A young city mother, who quit high school and has a baby, or a newly-divorced young city mother, would dearly love to get a job and get off welfare. But the decent-paying jobs she's qualified for are in the suburbs and she doesn't have a car, can't afford a car. And for years the Powers That Be have conspired to keep bus lines - or Metro Rail - from running from the city to the suburbs: a way for them to manipulate Who Gets the Jobs. No car - no job. No public transportation going to the jobs: no job. Many, many men and women can't get out of poverty because of lack of a car and lack of an adequate system of transportation.
Many young people would prefer job training to going to colleges. Many school systems have shut down adequate vocational training programs. Why?
Our Welfare system needs a huge overhaul of its rules and regulations so that it encourages and helps people to use the system temporarily and doesn't encourage a Welfare Mentality of learned helplessness. But we don't overhaul the System. Some cynics suggest that this way we keep a lot of people out of the job market.
Labor unions - which the Churches have always defended because they were created to defend the rights and safety of workers - are being quietly dismantled because some have grown corrupt. Reform the Unions, don't do away with them. Otherwise we leave our workers to the mercy of Corporate Gods.
Institutional housing for the severely mentally ill barely exists, so they inhabit our jails and our underpasses.
We praise - and rightly - the generosity shown to the poor at Christmas. But the poor need more than food, clothing, and Christmas gifts handed to them. They need the dignity of jobs. They need the dignity of home ownership. They need the dignity of appreciating the value of education. Above all, they need courageous people to teach them and show them that these are the ways to achieve dignity, that they have the right to dignity because they are the children of God.
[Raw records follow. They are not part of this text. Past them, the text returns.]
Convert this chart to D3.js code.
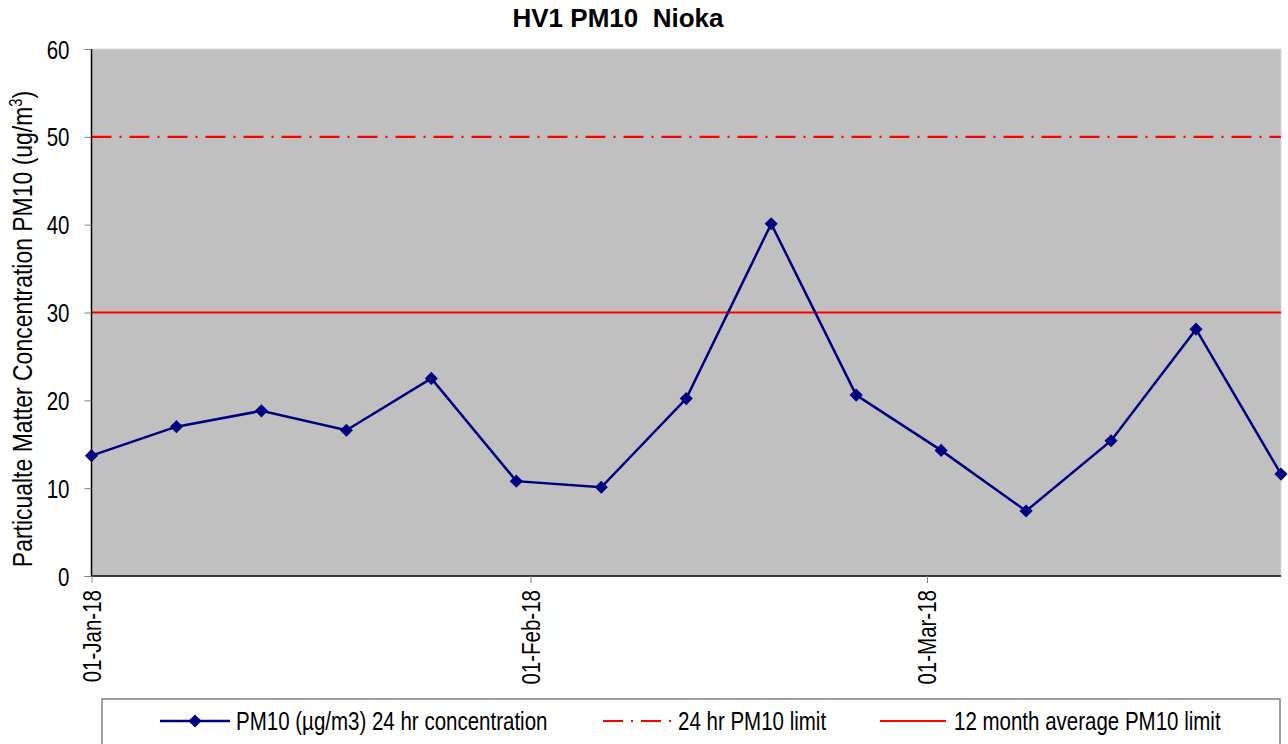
<!DOCTYPE html>
<html><head><meta charset="utf-8">
<script src="https://cdn.jsdelivr.net/npm/d3@7/dist/d3.min.js"></script>
<style>body{margin:0;background:#fff}</style>
</head><body>
<svg id="c" width="1288" height="744"></svg>
<script>
const dates = ["2018-01-01","2018-01-07","2018-01-13","2018-01-19","2018-01-25","2018-01-31","2018-02-06","2018-02-12","2018-02-18","2018-02-24","2018-03-02","2018-03-08","2018-03-14","2018-03-20","2018-03-26"];
const pm10 = [13.7,17.0,18.8,16.6,22.5,10.8,10.1,20.2,40.1,20.6,14.3,7.4,15.4,28.1,11.6];
const limit24 = 50;
const limit12m = 30;
const yTicks = [0,10,20,30,40,50,60];
const xTickDates = ["2018-01-01","2018-02-01","2018-03-01"];
const seriesNames = ["PM10 (\u00b5g/m3) 24 hr concentration","24 hr PM10 limit","12 month average PM10 limit"];
const title = "HV1 PM10\u00a0 Nioka";
const yLabel = "Particualte Matter Concentration PM10 (ug/m";

const parse = d3.timeParse("%Y-%m-%d");
const svg = d3.select("#c");
const L=91.5, R=1281, T=49, B=576;
const font = "'Liberation Sans',Arial,sans-serif";
const NS = 0.82; // narrow horizontal scale

const x = d3.scaleTime().domain([parse("2018-01-01"), parse("2018-03-26")]).range([L,R]);
const y = d3.scaleLinear().domain([0,60]).range([B,T]);

svg.append("rect").attr("x",L).attr("y",T).attr("width",R-L).attr("height",B-T)
  .attr("fill","#C0C0C0").attr("stroke","#d9d9d9").attr("stroke-width",1);

// limits
svg.append("line").attr("x1",L).attr("x2",R).attr("y1",y(limit24)).attr("y2",y(limit24))
  .attr("stroke","#FF0000").attr("stroke-width",2.2).attr("stroke-dasharray","20,8,2,8");
svg.append("line").attr("x1",L).attr("x2",R).attr("y1",y(limit12m)).attr("y2",y(limit12m))
  .attr("stroke","#FF0000").attr("stroke-width",2.2);

// axes
const yAxis = d3.axisLeft(y).tickValues(yTicks).tickSize(7).tickPadding(15);
const gy = svg.append("g").attr("transform",`translate(${L},0)`).call(yAxis);
gy.select(".domain").attr("stroke","#000").attr("stroke-width",1.5).attr("d",`M0,${T}V${B}`);
gy.selectAll(".tick line").attr("stroke","#808080");
gy.selectAll(".tick text").attr("font-family",font).attr("font-size",25).attr("fill","#000")
  .attr("x",0).attr("dy","0.36em").attr("transform",`translate(-22,0) scale(${NS},1)`);

const xAxis = d3.axisBottom(x).tickValues(xTickDates.map(parse)).tickFormat(d3.timeFormat("%d-%b-%y")).tickSize(7).tickPadding(4);
const gx = svg.append("g").attr("transform",`translate(0,${B})`).call(xAxis);
gx.select(".domain").attr("stroke","#000").attr("stroke-width",1.5).attr("d",`M${L},0H${R}`);
gx.selectAll(".tick line").attr("stroke","#808080");
gx.selectAll(".tick text").attr("font-family",font).attr("font-size",25).attr("fill","#000")
  .attr("text-anchor","end").attr("dy","0.36em").attr("x",0).attr("y",0)
  .attr("transform",`translate(0,14) rotate(-90) scale(${NS},1)`);

// series
const pts = dates.map((d,i)=>({d:parse(d),v:pm10[i]}));
svg.append("path").datum(pts).attr("fill","none").attr("stroke","#000080").attr("stroke-width",2.5)
  .attr("d",d3.line().x(p=>x(p.d)).y(p=>y(p.v)));
const diamond = d3.symbol().type(d3.symbolDiamond2).size(110);
svg.selectAll(".m").data(pts).join("path").attr("class","m")
  .attr("transform",p=>`translate(${x(p.d)},${y(p.v)})`).attr("d",diamond).attr("fill","#000080");

// title
svg.append("text").attr("x",618).attr("y",27).attr("text-anchor","middle")
  .attr("font-family",font).attr("font-weight","bold").attr("font-size",26).text(title);

// y label
const yl = svg.append("text").attr("transform",`translate(32,329) rotate(-90) scale(${NS},1)`).attr("text-anchor","middle")
  .attr("font-family",font).attr("font-size",28).attr("fill","#000");
yl.append("tspan").text(yLabel);
yl.append("tspan").attr("font-size",18).attr("dy",-10).text("3");
yl.append("tspan").attr("dy",10).text(")");

// legend
svg.append("rect").attr("x",102).attr("y",699).attr("width",1178).attr("height",60).attr("fill","#fff").attr("stroke","#808080").attr("stroke-width",1.5);
const ly = 721;
const lg = svg.append("g");
lg.append("line").attr("x1",160).attr("x2",230).attr("y1",ly).attr("y2",ly).attr("stroke","#000080").attr("stroke-width",2.5);
lg.append("path").attr("transform",`translate(195,${ly})`).attr("d",diamond).attr("fill","#000080");
lg.append("line").attr("x1",603).attr("x2",672).attr("y1",ly).attr("y2",ly).attr("stroke","#FF0000").attr("stroke-width",2.2).attr("stroke-dasharray","20,8,2,8");
lg.append("line").attr("x1",880).attr("x2",946).attr("y1",ly).attr("y2",ly).attr("stroke","#FF0000").attr("stroke-width",2.2);
const lx = [236,678,954];
seriesNames.forEach((s,i)=>{
  lg.append("text").attr("transform",`translate(${lx[i]},${ly}) scale(${NS},1)`).attr("dy","0.36em")
    .attr("font-family",font).attr("font-size",25).text(s);
});
</script>
</body></html>
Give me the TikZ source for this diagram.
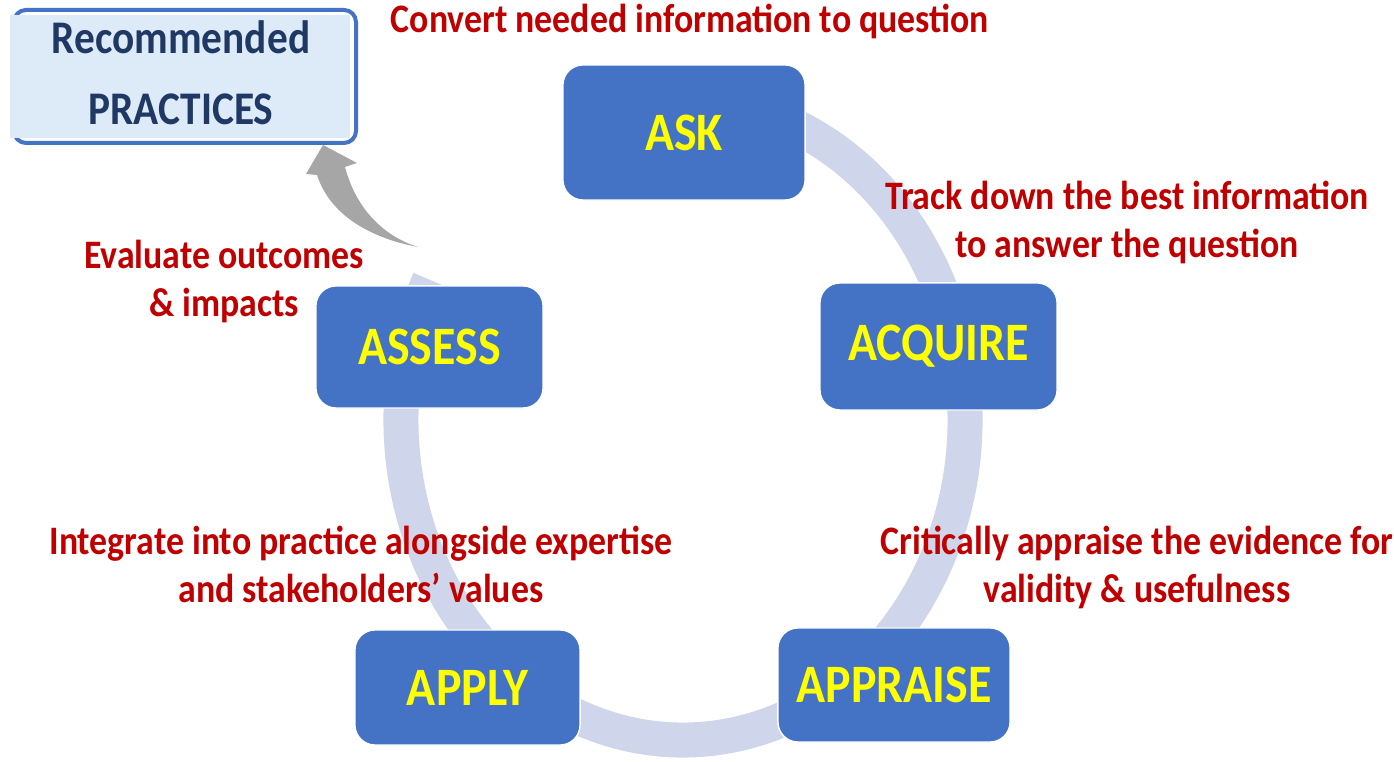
\documentclass[tikz,border=0pt]{standalone}
\usepackage{fontspec}
\setmainfont{Carlito}
\newfontfamily\diagfont[FakeStretch=0.885]{Carlito}
\usepackage{xcolor}

\definecolor{boxblue}{RGB}{68,114,196}
\definecolor{ringblue}{RGB}{207,213,234}
\definecolor{textred}{RGB}{192,0,0}
\definecolor{stepyellow}{RGB}{255,255,0}
\definecolor{recfillblue}{RGB}{221,234,247}
\definecolor{recnavy}{RGB}{31,56,100}
\definecolor{arrowgray}{RGB}{166,166,166}

\tikzset{
	stepbox/.style={draw=white, thin, fill=boxblue, rounded corners=2mm, text=stepyellow, font=\diagfont\fontsize{15.4}{18}\selectfont\bfseries, inner sep=0pt},
	steptext/.style={text=textred, font=\diagfont\fontsize{11.5}{13.7}\selectfont\bfseries, align=center, inner sep=0pt},
	rectext/.style={text=recnavy, font=\diagfont\fontsize{13.3}{16}\selectfont\bfseries, inner sep=0pt},
}

\begin{document}
\begin{tikzpicture}[x=0.01cm, y=-0.01cm]
	% Parameters
	\def\ringcx{683}
	\def\ringcy{420}
	\def\ringrx{282}
	\def\ringry{320}
	\def\ringwidth{0.35cm}
	
	\useasboundingbox (0,0) rectangle (1394,762);
	
	%ring
	\coordinate (ringstart) at ({\ringcx+\ringrx*cos(206)}, {\ringcy+\ringry*sin(206)});
	\draw[ringblue, line width=\ringwidth] (ringstart) arc[start angle=206, end angle=-107, x radius=\ringrx, y radius=\ringry];
	
	%steps
	\node[stepbox, minimum width=2.42cm, minimum height=1.35cm] (ask) at (684,132.5) {ASK};
	\node[stepbox, minimum width=2.37cm, minimum height=1.27cm] (acquire) at (938.5,346.5) {ACQUIRE};
	\node[stepbox, minimum width=2.32cm, minimum height=1.14cm] (appraise) at (894,685) {APPRAISE};
	\node[stepbox, minimum width=2.25cm, minimum height=1.15cm] (apply) at (467.5,687.5) {APPLY};
	\node[stepbox, minimum width=2.27cm, minimum height=1.22cm] (assess) at (429.5,347) {ASSESS};
	
	%recommended practices
	\draw[boxblue, line width=0.04cm, rounded corners=1.2mm] (14,10) rectangle (356,143);
	\fill[recfillblue] (10,15) rectangle (350,138);
	\node[rectext, anchor=base] (recommended) at (181,54) {Recommended};
	\node[rectext, anchor=base] (practices) at (181,125) {PRACTICES};
	
	%arrow to practices
	\fill[arrowgray] (418,247) .. controls (370,238) and (330,215) .. (317,175) -- (306,174) -- (323,145) -- (357,163) -- (345,167) .. controls (355,205) and (380,235) .. (418,247) -- cycle;
	
	%labels (base = last line)
	\node[steptext, anchor=base] (convert) at (690,33) {Convert needed information to question};
	\node[steptext, anchor=base] (track) at (1127,258) {Track down the best information\\to answer the question};
	\node[steptext, anchor=base] (critically) at (1137,603) {Critically appraise the evidence for\\validity \& usefulness};
	\node[steptext, anchor=base] (integrate) at (361,603) {Integrate into practice alongside expertise\\and stakeholders’ values};
	\node[steptext, anchor=base] (evaluate) at (224,317) {Evaluate outcomes\\\& impacts};
	
\end{tikzpicture}
\end{document}
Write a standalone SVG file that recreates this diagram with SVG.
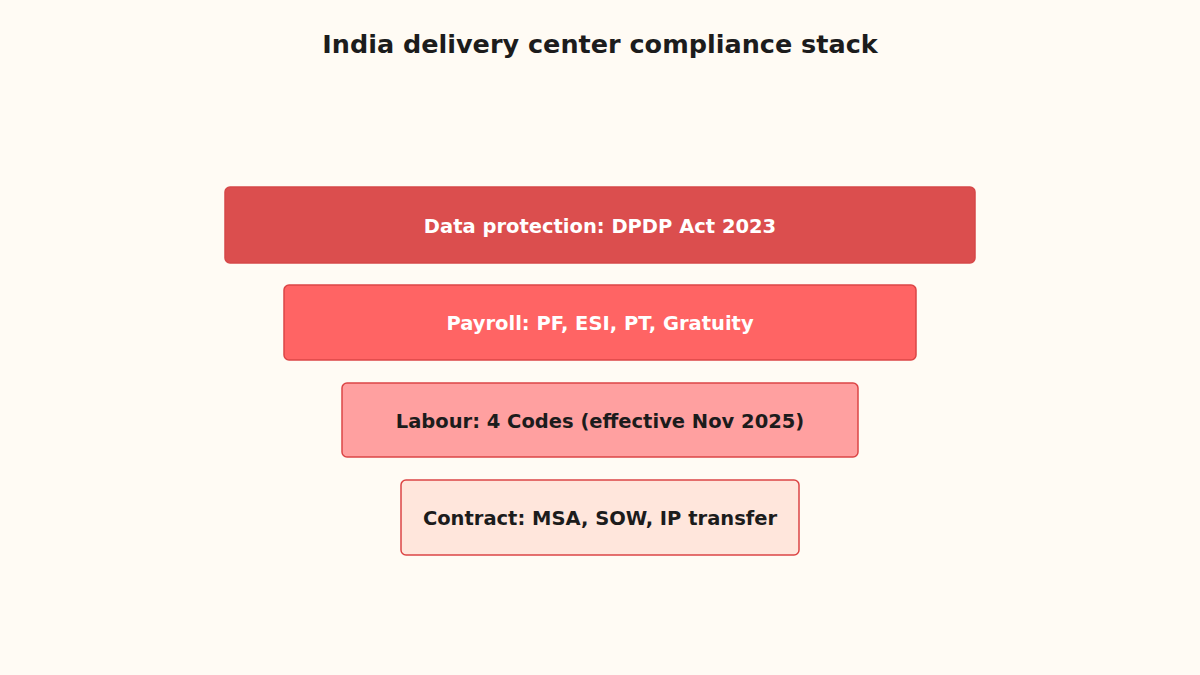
<svg xmlns="http://www.w3.org/2000/svg" width="1200" height="675" viewBox="0 0 1200 675">
<style>
.t{font-family:"DejaVu Sans",sans-serif;font-weight:bold;text-anchor:middle}
.title{font-size:25.5px;fill:#1c1c1c}
.lbl{font-size:19.5px;dominant-baseline:central}
.box{stroke-width:1.5}
</style>
<rect width="1200" height="675" fill="#fffbf4"/>
<text class="t title" x="600" y="53">India delivery center compliance stack</text>
<g id="layer-data">
<rect class="box" x="225" y="187" width="750" height="76" rx="5" fill="#db4e4e" stroke="#d64848"/>
<text class="t lbl" x="600" y="226" fill="#ffffff">Data protection: DPDP Act 2023</text>
</g>
<g id="layer-payroll">
<rect class="box" x="284" y="285" width="632" height="75" rx="5" fill="#ff6464" stroke="#dc4545"/>
<text class="t lbl" x="600" y="323" fill="#ffffff">Payroll: PF, ESI, PT, Gratuity</text>
</g>
<g id="layer-labour">
<rect class="box" x="342" y="383" width="516" height="74" rx="5" fill="#ffa0a0" stroke="#dc4545"/>
<text class="t lbl" x="600" y="421" fill="#1c1c1c">Labour: 4 Codes (effective Nov 2025)</text>
</g>
<g id="layer-contract">
<rect class="box" x="401" y="480" width="398" height="75" rx="5" fill="#ffe6dc" stroke="#dc4545"/>
<text class="t lbl" x="600" y="518" fill="#1c1c1c">Contract: MSA, SOW, IP transfer</text>
</g>
<g id="connectors"></g>
</svg>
God has bestowed on all of us the dignity of His boundless and unfailing love. We ignore the inherent dignity of all God's children at our spiritual peril. We are called to preach and to teach others about their dignity as children of God, not relegate them to stereotypes in our minds.
Pope Francis says powerfully "Just as the commandment 'Thou shalt not kill' sets a clear limit in order to safeguard the value of human life, today we also have to say 'thou shalt not' to an economy of exclusion and inequality. Such an economy kills. How can it be that it is not an item when an elderly homeless person dies of exposure, but it is news when the stock market loses two points? This is a case of inequality.
"Can we continue to stand by," he says," when food is thrown away when people are starving? This is a case of inequality. Today, everything comes under the laws of competition and the survival of the fittest, where the powerful feed upon the powerless. As a consequence, masses of people find themselves excluded and marginalized: without work, without possibilities, without any means of escape." (from "The Joy of the Gospel" or "Evangelii Gaudium," the Pope's Apostolic Exhortation to all.)
Our country organizes quite well when it decides to wage war. How well can we organize when we choose to wage peace and a battle against inequality?